A rubber-armed righthander, Newsom had all but wrapped up the 1940 pennant for Detroit by winning a double-header in the last week of the season. In the first game, he pitched the last two innings in relief to beat the Chicago White Sox 10-9 for his 20th win, and in the nightcap he went the full nine to gain a 3-2 triumph. He finished the regular season with a 21-5 record.

But even with Newsom's big victories, the Tigers had to battle right up to the final Friday of the season before clinching the flag. With 90 wins and 64 losses, Detroit's percentage of .584 was the lowest ever by an American League pennant winner. And the Tigers' prospects for the World Series seemed none too promising, because they would face the Reds who had won 100 games en route to their second consecutive National League championship.

In the Series opener, Newsom drew as his opponent the Reds' big, experienced righthander, Paul Derringer, who had won 20 or more games three years in a row. The Tigers chased Derringer in 1‚Öì innings. A five-run second and Outfielder Bruce Campbell's two-run homer in the fifth inning gave Newsom more support than he needed. He used only 102 pitches to subdue Cincinnati 7-2 and get his first World Series victory.

"I feel great over this one, because my father was out there watching me," said Newsom in a postgame interview. But his joy was short-lived. Early the next morning his father died in a Cincinnati hotel room. It had been his heart, said the attending physician, but Newsom claimed his father had died simply because he had seen his son win that Series game. That was all the old man had been living for.

Sobbing, Newsom attended the simple funeral services that afternoon, while out at Crosley Field the Reds were evening the Series 5-3 behind Bucky Walters. Newsom caught the Tigers' special train for the return trip to Detroit and announced he would take his regular pitching turn. "Dad would have wanted it that way," he said, "and I'm going to beat them for him."

By Game 5, the Series was again tied, when Newsom, head down, walked slowly to the mound at Detroit's Briggs Stadium. A crowd of 55,189 was on hand to lend support to Newsom's bid to "win one for Dad."

The Reds got their first hit in the top of the second, but Newsom held them scoreless. He did the same in the third, before Detroit finally took the lead. After singles by Barney McCosky and Gehringer, one swipe of Hank Greenberg's bat settled the issue. The ball landed in the upper left-field stands to give Newsom a 3-0 edge.
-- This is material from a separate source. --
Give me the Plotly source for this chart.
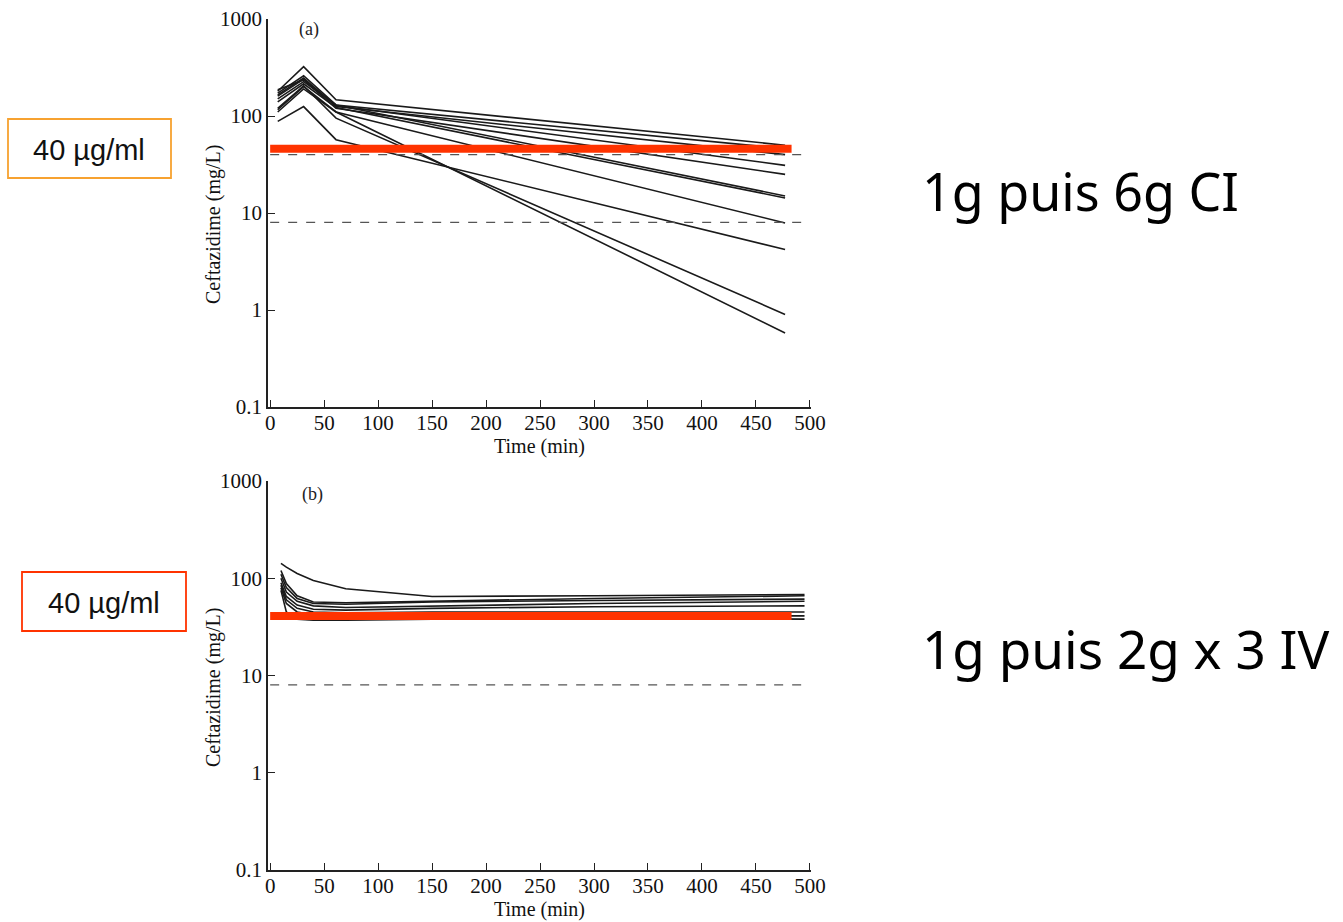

Thereafter, Newsom kept firing the ball past the Reds. The final score was 8-0, with Cincy getting only three hits.

Newsom listlessly shook hands after the game and dutifully posed for pictures with his catcher, Billy Sullivan. When reporters and photographers continued to crowd around Newsom's stall, his teammate Schoolboy Rowe barked, "Leave him alone!" Newsom left the room sobbing. When he came back, he said, "I don't think anybody could have beaten me today. It was the game I wanted to win the most." While Newsom was winning, his father was buried back home in South Carolina.

The Reds bounced back when the Series returned to Cincy for Game 6, Walters winning 4-0. With his undermanned pitching staff, Tiger Manager Del Baker had little choice but to ask Newsom to come back with one day's rest and start the deciding game. As in the Series opener, he would face Derringer.

For six innings, while he nursed a 1-0 lead, it looked as if Newsom would become the first pitcher in 20 years to win three games in a World Series. Then in the bottom of the seventh, two first-pitch doubles, a sacrifice and a long fly gave Cincinnati the runs it needed for a 2-1 win.

Even though the Reds were world champs, the hero of the Series was Newsom. He had pitched the most innings (26), struck out the most batters (17), had the lowest earned run average (1.38) among the starters and had tied Walters and Derringer for most wins (two).

Seven years later, Newsom, then with the Yankees, again pitched in the Series, but he did not win. His last World Series victory would remain the one he won for his dad.